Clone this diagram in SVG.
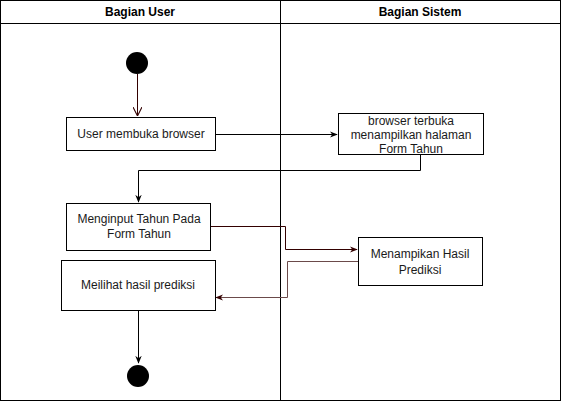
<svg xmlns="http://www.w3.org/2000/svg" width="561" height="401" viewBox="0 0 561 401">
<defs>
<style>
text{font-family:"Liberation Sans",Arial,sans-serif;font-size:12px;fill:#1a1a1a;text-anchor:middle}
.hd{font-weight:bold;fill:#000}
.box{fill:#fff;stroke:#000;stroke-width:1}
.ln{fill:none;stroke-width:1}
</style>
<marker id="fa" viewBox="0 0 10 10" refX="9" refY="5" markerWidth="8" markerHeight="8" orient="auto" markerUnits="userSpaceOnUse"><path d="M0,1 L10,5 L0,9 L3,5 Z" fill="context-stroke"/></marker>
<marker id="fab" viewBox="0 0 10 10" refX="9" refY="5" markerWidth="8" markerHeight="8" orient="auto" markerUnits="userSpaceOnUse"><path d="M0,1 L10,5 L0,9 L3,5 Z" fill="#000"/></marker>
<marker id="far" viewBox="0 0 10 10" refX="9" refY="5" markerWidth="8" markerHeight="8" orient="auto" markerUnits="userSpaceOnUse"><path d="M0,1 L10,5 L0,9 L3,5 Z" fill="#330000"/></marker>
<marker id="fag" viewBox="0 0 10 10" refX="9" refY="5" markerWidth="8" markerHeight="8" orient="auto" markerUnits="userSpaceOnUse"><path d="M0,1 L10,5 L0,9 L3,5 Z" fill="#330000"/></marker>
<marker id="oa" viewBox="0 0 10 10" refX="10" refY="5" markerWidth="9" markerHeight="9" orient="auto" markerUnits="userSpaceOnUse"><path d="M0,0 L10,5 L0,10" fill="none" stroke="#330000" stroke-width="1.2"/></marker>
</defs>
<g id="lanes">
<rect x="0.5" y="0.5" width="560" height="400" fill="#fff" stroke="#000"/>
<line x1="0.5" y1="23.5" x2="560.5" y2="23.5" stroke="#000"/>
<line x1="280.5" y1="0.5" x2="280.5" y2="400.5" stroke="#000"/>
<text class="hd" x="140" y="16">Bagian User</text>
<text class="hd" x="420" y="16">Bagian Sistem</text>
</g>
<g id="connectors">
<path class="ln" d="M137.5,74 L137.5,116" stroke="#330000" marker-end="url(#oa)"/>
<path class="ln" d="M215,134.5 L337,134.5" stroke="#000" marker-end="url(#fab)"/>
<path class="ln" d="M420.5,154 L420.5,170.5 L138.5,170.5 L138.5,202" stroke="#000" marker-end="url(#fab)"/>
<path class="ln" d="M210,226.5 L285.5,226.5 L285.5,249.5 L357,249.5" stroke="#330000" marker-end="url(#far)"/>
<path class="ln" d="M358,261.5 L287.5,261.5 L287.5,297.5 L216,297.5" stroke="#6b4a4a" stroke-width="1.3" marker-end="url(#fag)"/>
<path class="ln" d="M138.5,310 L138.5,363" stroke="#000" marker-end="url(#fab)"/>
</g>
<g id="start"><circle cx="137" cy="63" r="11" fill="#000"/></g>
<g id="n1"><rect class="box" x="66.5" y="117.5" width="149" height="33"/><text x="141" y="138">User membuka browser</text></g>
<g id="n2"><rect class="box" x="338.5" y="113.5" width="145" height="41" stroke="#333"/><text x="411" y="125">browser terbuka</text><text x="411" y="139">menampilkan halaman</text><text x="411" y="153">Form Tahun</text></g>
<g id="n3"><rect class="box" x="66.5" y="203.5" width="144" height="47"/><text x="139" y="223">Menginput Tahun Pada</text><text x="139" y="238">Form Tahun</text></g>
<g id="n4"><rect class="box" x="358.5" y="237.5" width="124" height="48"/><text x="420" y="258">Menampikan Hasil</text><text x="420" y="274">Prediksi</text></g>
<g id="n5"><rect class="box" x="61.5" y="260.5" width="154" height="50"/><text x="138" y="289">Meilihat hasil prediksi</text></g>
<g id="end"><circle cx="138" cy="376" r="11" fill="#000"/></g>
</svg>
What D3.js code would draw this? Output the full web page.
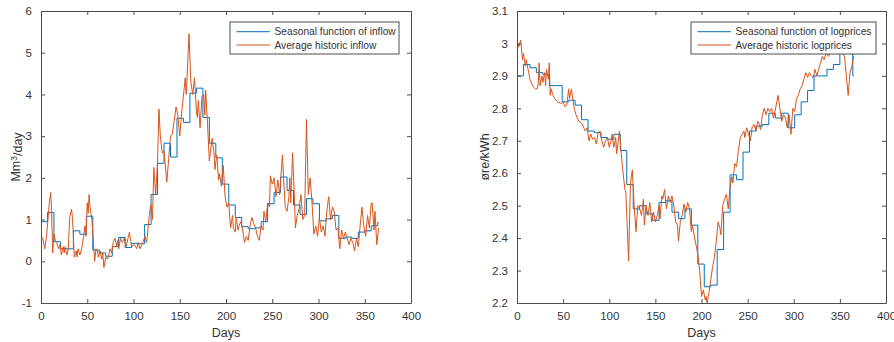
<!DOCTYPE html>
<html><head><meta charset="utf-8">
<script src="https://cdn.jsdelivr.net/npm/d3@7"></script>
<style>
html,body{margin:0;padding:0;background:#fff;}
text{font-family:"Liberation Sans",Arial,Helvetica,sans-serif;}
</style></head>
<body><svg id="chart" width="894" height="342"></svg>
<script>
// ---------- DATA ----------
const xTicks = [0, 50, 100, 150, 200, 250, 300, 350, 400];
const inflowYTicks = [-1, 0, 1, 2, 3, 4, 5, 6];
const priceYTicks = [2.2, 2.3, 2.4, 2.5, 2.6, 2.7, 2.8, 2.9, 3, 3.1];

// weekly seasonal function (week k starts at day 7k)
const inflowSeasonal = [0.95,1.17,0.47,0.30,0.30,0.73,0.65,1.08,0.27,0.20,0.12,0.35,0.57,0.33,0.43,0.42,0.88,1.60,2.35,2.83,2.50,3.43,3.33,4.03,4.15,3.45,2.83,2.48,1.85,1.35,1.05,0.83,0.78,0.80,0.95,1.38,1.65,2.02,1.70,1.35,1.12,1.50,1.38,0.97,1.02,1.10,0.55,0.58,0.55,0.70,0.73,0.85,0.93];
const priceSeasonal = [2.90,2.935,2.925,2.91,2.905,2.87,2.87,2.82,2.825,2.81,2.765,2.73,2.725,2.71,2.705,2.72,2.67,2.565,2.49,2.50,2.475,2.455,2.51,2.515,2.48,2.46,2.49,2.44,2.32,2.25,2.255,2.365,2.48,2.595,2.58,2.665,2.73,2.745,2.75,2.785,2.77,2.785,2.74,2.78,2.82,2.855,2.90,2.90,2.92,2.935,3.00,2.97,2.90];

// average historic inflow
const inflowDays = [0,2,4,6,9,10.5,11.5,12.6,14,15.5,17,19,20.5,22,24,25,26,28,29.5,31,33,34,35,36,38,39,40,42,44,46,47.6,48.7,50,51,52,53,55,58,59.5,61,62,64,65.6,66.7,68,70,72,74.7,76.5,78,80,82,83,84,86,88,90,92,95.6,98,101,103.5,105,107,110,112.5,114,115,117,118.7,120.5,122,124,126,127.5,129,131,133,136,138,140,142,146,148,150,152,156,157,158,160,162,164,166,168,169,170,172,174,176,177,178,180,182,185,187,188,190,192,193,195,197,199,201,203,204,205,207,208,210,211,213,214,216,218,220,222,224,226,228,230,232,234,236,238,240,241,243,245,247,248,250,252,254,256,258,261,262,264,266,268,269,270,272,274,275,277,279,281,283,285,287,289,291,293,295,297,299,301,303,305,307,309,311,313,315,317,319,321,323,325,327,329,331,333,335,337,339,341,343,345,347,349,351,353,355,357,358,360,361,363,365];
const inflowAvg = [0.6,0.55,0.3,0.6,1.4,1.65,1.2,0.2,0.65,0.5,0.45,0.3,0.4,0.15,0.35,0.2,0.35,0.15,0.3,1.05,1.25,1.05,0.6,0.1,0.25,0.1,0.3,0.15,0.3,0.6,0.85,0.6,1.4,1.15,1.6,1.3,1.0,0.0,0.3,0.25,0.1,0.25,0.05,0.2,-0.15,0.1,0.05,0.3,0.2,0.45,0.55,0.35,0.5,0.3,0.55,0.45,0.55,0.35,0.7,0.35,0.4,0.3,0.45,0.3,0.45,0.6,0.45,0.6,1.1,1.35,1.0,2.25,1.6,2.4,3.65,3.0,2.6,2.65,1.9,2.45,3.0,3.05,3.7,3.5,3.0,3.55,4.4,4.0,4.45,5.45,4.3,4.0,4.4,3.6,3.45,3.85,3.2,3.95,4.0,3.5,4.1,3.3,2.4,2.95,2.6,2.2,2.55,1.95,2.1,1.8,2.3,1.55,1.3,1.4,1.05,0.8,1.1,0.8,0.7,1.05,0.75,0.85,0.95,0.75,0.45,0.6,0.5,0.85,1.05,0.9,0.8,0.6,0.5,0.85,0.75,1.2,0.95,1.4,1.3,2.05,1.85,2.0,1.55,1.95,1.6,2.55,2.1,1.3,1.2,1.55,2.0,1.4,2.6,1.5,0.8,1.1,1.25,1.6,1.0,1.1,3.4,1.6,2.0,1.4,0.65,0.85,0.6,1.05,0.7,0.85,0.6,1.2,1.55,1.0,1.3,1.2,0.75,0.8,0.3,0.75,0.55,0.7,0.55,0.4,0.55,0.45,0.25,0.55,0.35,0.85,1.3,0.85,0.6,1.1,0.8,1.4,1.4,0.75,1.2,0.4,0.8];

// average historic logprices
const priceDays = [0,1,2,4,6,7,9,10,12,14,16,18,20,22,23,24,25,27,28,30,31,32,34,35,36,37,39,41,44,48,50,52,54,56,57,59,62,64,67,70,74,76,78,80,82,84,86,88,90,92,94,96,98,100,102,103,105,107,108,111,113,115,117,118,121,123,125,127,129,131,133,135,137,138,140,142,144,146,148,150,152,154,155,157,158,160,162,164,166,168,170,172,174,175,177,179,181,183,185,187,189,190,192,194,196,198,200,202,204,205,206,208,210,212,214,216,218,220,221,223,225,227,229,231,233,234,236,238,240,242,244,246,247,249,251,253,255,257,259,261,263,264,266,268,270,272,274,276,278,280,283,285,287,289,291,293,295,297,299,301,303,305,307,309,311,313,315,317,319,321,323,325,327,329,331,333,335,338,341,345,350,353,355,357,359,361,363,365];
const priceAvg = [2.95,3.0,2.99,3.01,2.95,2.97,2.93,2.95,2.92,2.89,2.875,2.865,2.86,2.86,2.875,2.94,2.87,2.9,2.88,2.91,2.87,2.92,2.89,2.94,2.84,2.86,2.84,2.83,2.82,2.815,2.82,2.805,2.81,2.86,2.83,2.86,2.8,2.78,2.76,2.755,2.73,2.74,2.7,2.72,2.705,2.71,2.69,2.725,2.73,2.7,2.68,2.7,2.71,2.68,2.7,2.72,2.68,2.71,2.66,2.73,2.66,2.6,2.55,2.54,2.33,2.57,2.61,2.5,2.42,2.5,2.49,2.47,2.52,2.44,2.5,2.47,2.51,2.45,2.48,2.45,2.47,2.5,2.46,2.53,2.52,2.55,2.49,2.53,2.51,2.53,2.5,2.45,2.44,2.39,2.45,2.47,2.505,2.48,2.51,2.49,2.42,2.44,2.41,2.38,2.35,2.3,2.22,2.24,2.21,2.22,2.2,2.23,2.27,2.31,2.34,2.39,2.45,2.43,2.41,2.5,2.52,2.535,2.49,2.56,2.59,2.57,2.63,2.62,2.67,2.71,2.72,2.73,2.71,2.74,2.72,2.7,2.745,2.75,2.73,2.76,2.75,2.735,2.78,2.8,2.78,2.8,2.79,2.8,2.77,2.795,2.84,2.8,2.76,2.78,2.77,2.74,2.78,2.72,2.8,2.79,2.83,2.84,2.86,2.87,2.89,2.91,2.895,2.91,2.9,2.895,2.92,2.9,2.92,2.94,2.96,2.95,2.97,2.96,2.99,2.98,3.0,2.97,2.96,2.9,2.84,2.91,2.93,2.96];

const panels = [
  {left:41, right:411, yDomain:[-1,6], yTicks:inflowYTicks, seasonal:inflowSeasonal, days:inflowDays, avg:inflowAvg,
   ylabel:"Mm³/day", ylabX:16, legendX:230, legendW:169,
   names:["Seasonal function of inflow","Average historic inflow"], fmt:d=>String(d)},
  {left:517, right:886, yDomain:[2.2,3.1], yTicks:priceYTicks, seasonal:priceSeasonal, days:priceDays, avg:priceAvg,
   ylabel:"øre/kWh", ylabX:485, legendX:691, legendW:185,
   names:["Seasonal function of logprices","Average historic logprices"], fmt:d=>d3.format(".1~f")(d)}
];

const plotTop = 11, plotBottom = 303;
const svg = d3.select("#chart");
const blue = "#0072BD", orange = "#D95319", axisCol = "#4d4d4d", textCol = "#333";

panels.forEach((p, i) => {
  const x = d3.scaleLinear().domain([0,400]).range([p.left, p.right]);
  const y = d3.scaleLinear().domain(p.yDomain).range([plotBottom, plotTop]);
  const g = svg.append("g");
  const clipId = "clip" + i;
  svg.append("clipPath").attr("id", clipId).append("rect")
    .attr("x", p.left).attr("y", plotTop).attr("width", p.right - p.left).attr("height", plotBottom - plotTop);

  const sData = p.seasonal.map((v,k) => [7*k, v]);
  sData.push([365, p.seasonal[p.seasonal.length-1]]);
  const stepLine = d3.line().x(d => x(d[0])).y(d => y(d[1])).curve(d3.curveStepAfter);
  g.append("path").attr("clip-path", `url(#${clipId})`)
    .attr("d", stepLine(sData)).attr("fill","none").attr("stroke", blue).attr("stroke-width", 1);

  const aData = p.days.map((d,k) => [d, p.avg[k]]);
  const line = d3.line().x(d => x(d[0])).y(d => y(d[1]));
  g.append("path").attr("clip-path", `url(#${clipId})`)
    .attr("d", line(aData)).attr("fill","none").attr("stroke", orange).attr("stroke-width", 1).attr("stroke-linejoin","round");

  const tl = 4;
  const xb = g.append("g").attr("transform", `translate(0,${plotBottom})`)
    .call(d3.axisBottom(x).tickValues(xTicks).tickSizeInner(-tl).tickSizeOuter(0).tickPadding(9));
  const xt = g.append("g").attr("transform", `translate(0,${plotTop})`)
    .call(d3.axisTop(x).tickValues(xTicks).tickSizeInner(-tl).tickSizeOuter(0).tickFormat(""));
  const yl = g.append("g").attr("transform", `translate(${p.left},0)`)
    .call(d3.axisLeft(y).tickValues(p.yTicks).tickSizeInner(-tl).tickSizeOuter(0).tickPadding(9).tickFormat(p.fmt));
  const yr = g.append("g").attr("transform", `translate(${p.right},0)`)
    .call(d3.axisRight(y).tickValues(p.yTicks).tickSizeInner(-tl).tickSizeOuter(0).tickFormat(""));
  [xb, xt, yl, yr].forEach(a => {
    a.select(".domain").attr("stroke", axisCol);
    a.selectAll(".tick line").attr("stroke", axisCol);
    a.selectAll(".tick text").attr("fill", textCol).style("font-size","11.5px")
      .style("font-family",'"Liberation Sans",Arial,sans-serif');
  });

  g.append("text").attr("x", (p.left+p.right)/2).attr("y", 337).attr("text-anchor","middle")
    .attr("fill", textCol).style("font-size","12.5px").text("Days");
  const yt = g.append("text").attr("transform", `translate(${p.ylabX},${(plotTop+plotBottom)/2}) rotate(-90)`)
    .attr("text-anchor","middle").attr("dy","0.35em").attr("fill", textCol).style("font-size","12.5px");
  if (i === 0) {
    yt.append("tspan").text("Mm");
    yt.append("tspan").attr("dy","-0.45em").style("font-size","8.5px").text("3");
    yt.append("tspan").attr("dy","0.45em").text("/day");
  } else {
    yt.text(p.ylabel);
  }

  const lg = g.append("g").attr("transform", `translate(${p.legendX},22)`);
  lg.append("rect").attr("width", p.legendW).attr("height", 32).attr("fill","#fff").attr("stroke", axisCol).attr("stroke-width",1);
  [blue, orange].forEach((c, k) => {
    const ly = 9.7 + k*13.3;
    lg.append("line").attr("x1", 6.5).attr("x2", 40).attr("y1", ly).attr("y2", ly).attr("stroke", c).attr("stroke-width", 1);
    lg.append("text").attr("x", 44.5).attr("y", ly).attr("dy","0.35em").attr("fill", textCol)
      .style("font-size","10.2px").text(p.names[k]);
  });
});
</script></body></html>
:::
Problem: From the listing above, repeat only the lines between the line containing "What D3.js code" and the line containing "2.9, 3, 3.1];", those two included. Pictures are not part of the copy.

Written answer:
What D3.js code would draw this? Output the full web page.
<!DOCTYPE html>
<html><head><meta charset="utf-8">
<script src="https://cdn.jsdelivr.net/npm/d3@7"></script>
<style>
html,body{margin:0;padding:0;background:#fff;}
text{font-family:"Liberation Sans",Arial,Helvetica,sans-serif;}
</style></head>
<body><svg id="chart" width="894" height="342"></svg>
<script>
// ---------- DATA ----------
const xTicks = [0, 50, 100, 150, 200, 250, 300, 350, 400];
const inflowYTicks = [-1, 0, 1, 2, 3, 4, 5, 6];
const priceYTicks = [2.2, 2.3, 2.4, 2.5, 2.6, 2.7, 2.8, 2.9, 3, 3.1];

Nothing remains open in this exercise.